Novos profissionais: operador de drones e agrônomo digital

Para lidar com este novo mercado, novos profissionais estão migrando para o agronegócio. São profissões que até então, estavam restritas aos centros urbanos mais modernos.

O Sebrae, em parceria com Universidade Federal do Rio Grande do Sul (UFRGS) divulgou o resultado de uma pesquisa que aponta oito novas profissões para o agronegócio: técnico em agricultura digital, técnico em agronegócio digital, agrônomo digital, operador de drones, designer de máquinas agrícolas, cientista de dados agrícolas e engenheiro de automação agrícola.

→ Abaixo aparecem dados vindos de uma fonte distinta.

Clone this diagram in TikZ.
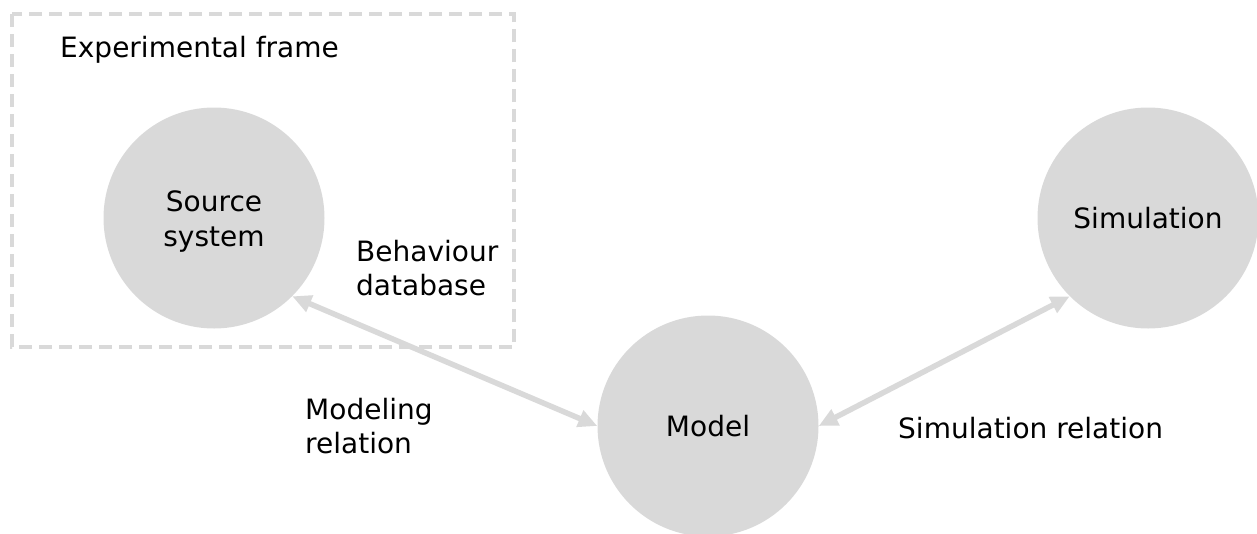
\documentclass[tikz,border=0pt]{standalone}
\usepackage{fontspec}
\setmainfont{DejaVu Sans}
\usetikzlibrary{arrows.meta}
\definecolor{lightgrey}{HTML}{D9D9D9}
\tikzset{
  blob/.style={circle, fill=lightgrey, draw=none, minimum size=221pt, inner sep=0pt,
               align=center, font=\fontsize{28}{35}\selectfont},
  lbl/.style={inner sep=0pt, align=left, font=\fontsize{28}{34}\selectfont},
  frame/.style={draw=lightgrey, line width=3.5pt, dash pattern=on 13pt off 7pt},
  link/.style={draw=lightgrey, line width=5.5pt,
               {Triangle[length=19pt,width=17pt]}-{Triangle[length=19pt,width=17pt]}}
}
\begin{document}
\begin{tikzpicture}[x=1pt, y=-1pt]
  \useasboundingbox (0,0) rectangle (1257,533);
  % experimental frame
  \draw[frame] (12,14) rectangle (514,347);
  \node[lbl, anchor=west] (ef) at (60,50) {Experimental frame};
  % the three entities
  \node[blob] (src) at (214,218) {};
  \node[align=center, inner sep=0pt, font=\fontsize{28}{35}\selectfont] (srct) at (214,222) {Source\\system};
  \node[blob] (mdl) at (708,426) {Model};
  \node[blob] (sim) at (1148,218) {Simulation};
  % relations
  \draw[link] (src.south east) -- (mdl.west);
  \draw[link] (mdl.east) -- (sim.south west);
  % labels
  \node[lbl, anchor=west] (bd) at (356,268) {Behaviour\\database};
  \node[lbl, anchor=west] (mr) at (305,426) {Modeling\\relation};
  \node[lbl, anchor=west] (sr) at (898,428) {Simulation relation};
\end{tikzpicture}
\end{document}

Esses profissionais já atuam nas indústrias e, mais recentemente, nas agtechs (startups com foco em soluções para o agronegócio).

Um estudo da Embrapa, realizado em parceria com a empresa Homo Ludens Research and Consulting e a SP Ventures, indicou que, em 2020, foi criada uma agtech por dia no Brasil. Hoje, já são 1574 startups desenvolvendo soluções digitalizadas para o campo.

Dessas empresas, 199 são focadas em soluções digitais para atender demandas das cadeias produtivas na etapa antes da fazenda, 657 delas desenvolvem inovações para dentro da fazenda e 718 trabalham com tecnologias para a fase depois da fazenda.

No campo acadêmico, já existem cursos superiores com foco em agricultura de precisão e especializações, para agrônomos, no setor.